As both Burns and Georges are supposed to represent the city’s interests, their negotiation of the secret clauses might give some aldermen pause. Did Burns and Georges intend to reveal those clauses to the council at some point? And who do Burns and Georges work for anyway? If a council member wanted to add his or her own secret clause, would Burns and Georges try to negotiate it? And presumably the plaintiffs didn’t accept the secret clauses just to be good sports—how much will those clauses cost the city?
Georges received stunningly bad reviews for her testimony in last year’s trial of Robert Sorich, the mayor’s longtime patronage chief. Georges testified that she was unaware of political influence in hiring.

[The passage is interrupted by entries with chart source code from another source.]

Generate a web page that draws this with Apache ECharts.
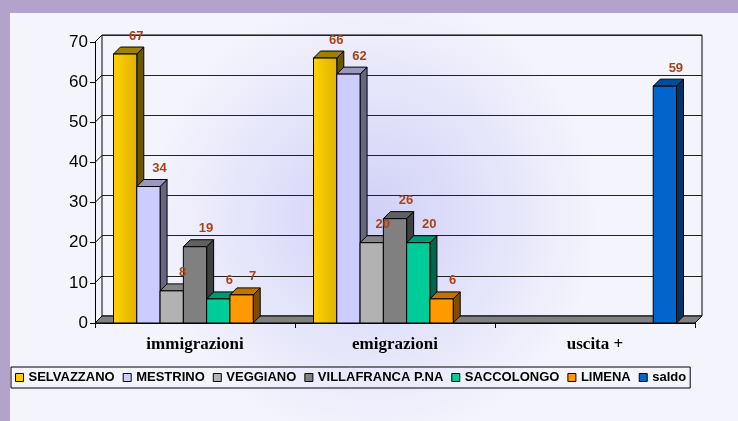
<!DOCTYPE html>
<html>
<head>
<meta charset="utf-8">
<script src="https://cdn.jsdelivr.net/npm/echarts@6/dist/echarts.min.js"></script>
<style>
  html, body { margin: 0; padding: 0; background: #b3a3cc; }
  #chart { width: 738px; height: 421px; }
</style>
</head>
<body>
<div id="chart"></div>
<script>
// dati
const categories = ['immigrazioni', 'emigrazioni', 'uscita +'];
const seriesNames = ['SELVAZZANO', 'MESTRINO', 'VEGGIANO', 'VILLAFRANCA P.NA', 'SACCOLONGO', 'LIMENA', 'saldo'];
const selvazzano = [67, 66, null];
const mestrino = [34, 62, null];
const veggiano = [8, 20, null];
const villafranca = [19, 26, null];
const saccolongo = [6, 20, null];
const limena = [7, 6, null];
const saldo = [null, null, 59];
const yTicks = [0, 10, 20, 30, 40, 50, 60, 70];

const values = [selvazzano, mestrino, veggiano, villafranca, saccolongo, limena, saldo];

// colori: fronte, lato, sopra
const palette = [
  ['#ffcc00', '#6b5600', '#a08000'],
  ['#ccccff', '#666680', '#9999bf'],
  ['#b2b2b2', '#595959', '#858585'],
  ['#808080', '#404040', '#606060'],
  ['#00cc99', '#00664d', '#009973'],
  ['#ff9900', '#804d00', '#bf7300'],
  ['#0066cc', '#003366', '#004d99']
];

const DX = 7, DY = 7;
const CAT_GAP = 0.185;
const Y_MAX = yTicks[yTicks.length - 1];

const chart = echarts.init(document.getElementById('chart'));

function barRender(k) {
  return function (params, api) {
    const ci = api.value(0);
    const v = api.value(1);
    const band = api.size([1, 0])[0];
    const base = api.coord([ci, 0]);
    const top = api.coord([ci, v]);
    const w = band * (1 - CAT_GAP) / 7;
    const x0 = base[0] - band / 2 + band * CAT_GAP / 2 + k * w;
    const x1 = x0 + w;
    const c = palette[k];
    const front = k === 0
      ? new echarts.graphic.LinearGradient(0, 0, 1, 0, [
          { offset: 0, color: '#ffd400' }, { offset: 1, color: '#e0b000' }])
      : c[0];
    const ln = { stroke: '#000', lineWidth: 1 };
    return {
      type: 'group',
      children: [
        { type: 'polygon', shape: { points: [[x1, top[1]], [x1 + DX, top[1] - DY], [x1 + DX, base[1] - DY], [x1, base[1]]] },
          style: Object.assign({ fill: c[1] }, ln) },
        { type: 'polygon', shape: { points: [[x0, top[1]], [x0 + DX, top[1] - DY], [x1 + DX, top[1] - DY], [x1, top[1]]] },
          style: Object.assign({ fill: c[2] }, ln) },
        { type: 'rect', shape: { x: x0, y: top[1], width: w, height: base[1] - top[1] },
          style: Object.assign({ fill: front }, ln) },
        { type: 'text', z2: 100, style: {
            x: x0 + w / 2 + 11, y: top[1] - 18, text: String(v),
            fill: '#a5441a', font: 'bold 13px Arial, "Liberation Sans", sans-serif',
            align: 'center', verticalAlign: 'middle' } }
      ]
    };
  };
}

function frameRender(params, api) {
  const t = api.value(1);
  const band = api.size([1, 0])[0];
  const p = api.coord([0, t]);
  const xl = p[0] - band / 2;
  const children = [
    { type: 'line', shape: { x1: xl, y1: p[1], x2: xl + DX, y2: p[1] - DY }, style: { stroke: '#000', lineWidth: 1 } }
  ];
  if (t === 0) {
    const xr = api.coord([categories.length - 1, 0])[0] + band / 2;
    children.unshift({
      type: 'polygon',
      shape: { points: [[xl, p[1]], [xr, p[1]], [xr + DX, p[1] - DY], [xl + DX, p[1] - DY]] },
      style: { fill: '#808080', stroke: '#000', lineWidth: 1 }
    });
  }
  return { type: 'group', children: children };
}

const series = [{
  name: 'frame',
  type: 'custom',
  xAxisIndex: 0, yAxisIndex: 0,
  z: 1,
  silent: true,
  renderItem: frameRender,
  data: yTicks.map(t => [0, t])
}];

values.forEach((vals, k) => {
  series.push({
    name: seriesNames[k],
    type: 'custom',
    xAxisIndex: 0, yAxisIndex: 0,
    z: 2,
    itemStyle: { color: palette[k][0] },
    renderItem: barRender(k),
    data: vals.map((v, i) => [i, v]).filter(d => d[1] != null)
  });
});

const option = {
  animation: false,
  graphic: [
    { type: 'rect', z: -10, shape: { x: 0, y: 0, width: 738, height: 421 }, style: { fill: '#b3a3cc' } },
    { type: 'rect', z: -10, shape: { x: 10, y: 13, width: 728, height: 408 },
      style: { fill: new echarts.graphic.RadialGradient(0.5, 0.5, 0.55, [
        { offset: 0, color: '#d0d0f7' }, { offset: 1, color: '#f4f4fd' }]) } }
  ],
  legend: {
    data: seriesNames,
    left: 11, top: 367,
    icon: 'rect',
    itemWidth: 8, itemHeight: 8, itemGap: 8,
    padding: [4, 4, 4, 4],
    borderColor: '#000', borderWidth: 1,
    itemStyle: { borderColor: '#000', borderWidth: 1 },
    textStyle: { fontFamily: 'Arial, "Liberation Sans", sans-serif', fontWeight: 'bold', fontSize: 13, color: '#000' }
  },
  grid: [
    { left: 95, top: 42, width: 600, height: 281 },
    { left: 102, top: 35, width: 600, height: 281, show: true, borderColor: '#000', borderWidth: 1, backgroundColor: 'transparent' }
  ],
  xAxis: [
    {
      type: 'category', gridIndex: 0, data: categories,
      axisLine: { show: true, lineStyle: { color: '#000' } },
      axisTick: { show: true, length: 5, lineStyle: { color: '#000' } },
      axisLabel: { margin: 13, fontFamily: '"Liberation Serif", "Times New Roman", serif', fontWeight: 'bold', fontSize: 17, color: '#000' }
    },
    { type: 'category', gridIndex: 1, data: categories, show: false }
  ],
  yAxis: [
    {
      type: 'value', gridIndex: 0, min: 0, max: Y_MAX, interval: 10,
      axisLine: { show: true, lineStyle: { color: '#000' } },
      axisTick: { show: true, length: 5, lineStyle: { color: '#000' } },
      axisLabel: { margin: 7, fontFamily: 'Arial, "Liberation Sans", sans-serif', fontSize: 17, color: '#000' },
      splitLine: { show: false }
    },
    {
      type: 'value', gridIndex: 1, min: 0, max: Y_MAX, interval: 10,
      axisLine: { show: false }, axisTick: { show: false }, axisLabel: { show: false },
      splitLine: { show: true, lineStyle: { color: '#222', width: 1 } }
    }
  ],
  series: series
};

chart.setOption(option);
</script>
</body>
</html>
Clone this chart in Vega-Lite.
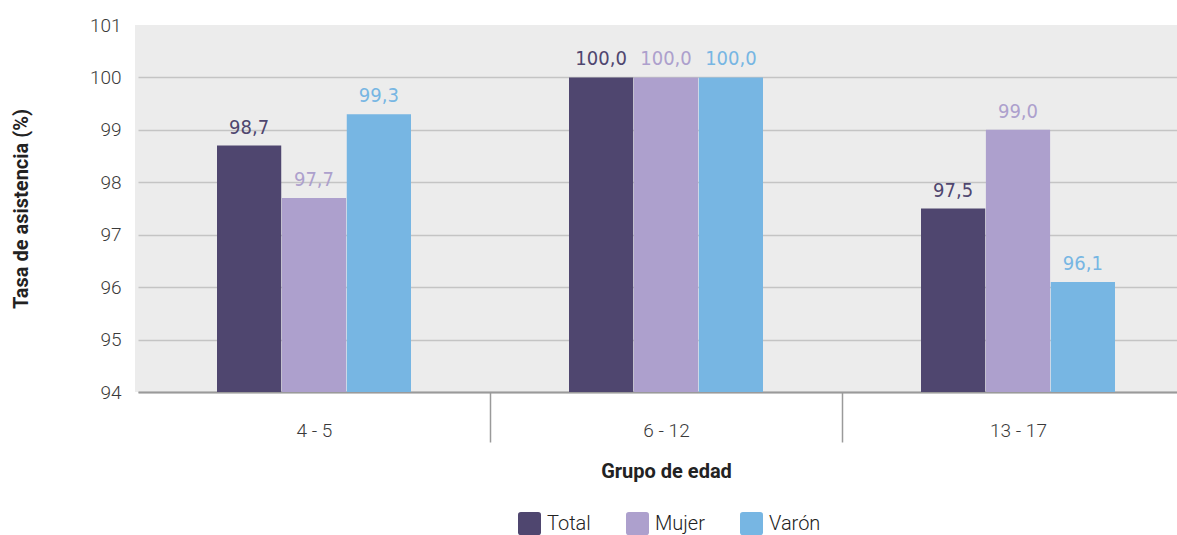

Jury foreman Jay Olshansky, a professor of public health at the University of Illinois at Chicago, told the Tribune she was the prosecution’s least credible witness, and federal judge David Coar, who presided over the trial, said, “I found the Mara Georges position in all of this incredible.”
But Mayor Daley likes her. After Sorich was convicted he was quoted in the Tribune saying Georges has been a “very, very good corporation counsel . . . full of integrity, honesty, dedication.”
New developments in the settlement saga: Georges and Burns were to be grilled at Wednesday’s meeting of the Finance Committee; instead the committee passed Alderman Ed Smith’s motion to table the issue for two weeks. Smith, who’d earlier sponsored a resolution urging a settlement and an end to funding the private law firms involved in the case, indicated that the landscape was likely to change quickly.
In the discussion of Smith’s motion it became apparent that mediation with Judge Aspen had resumed on Tuesday and that the city had made an offer. It must have been a good one—plaintiffs attorney Flint Taylor supported Smith’s motion.
As to the alleged gag order, Georges told the committee that she’d clarified with Aspen the day before that the parties were bound to silence, though no written order said so. But mediation had resumed that day, putting standard mediation procedures requiring confidentiality back into effect.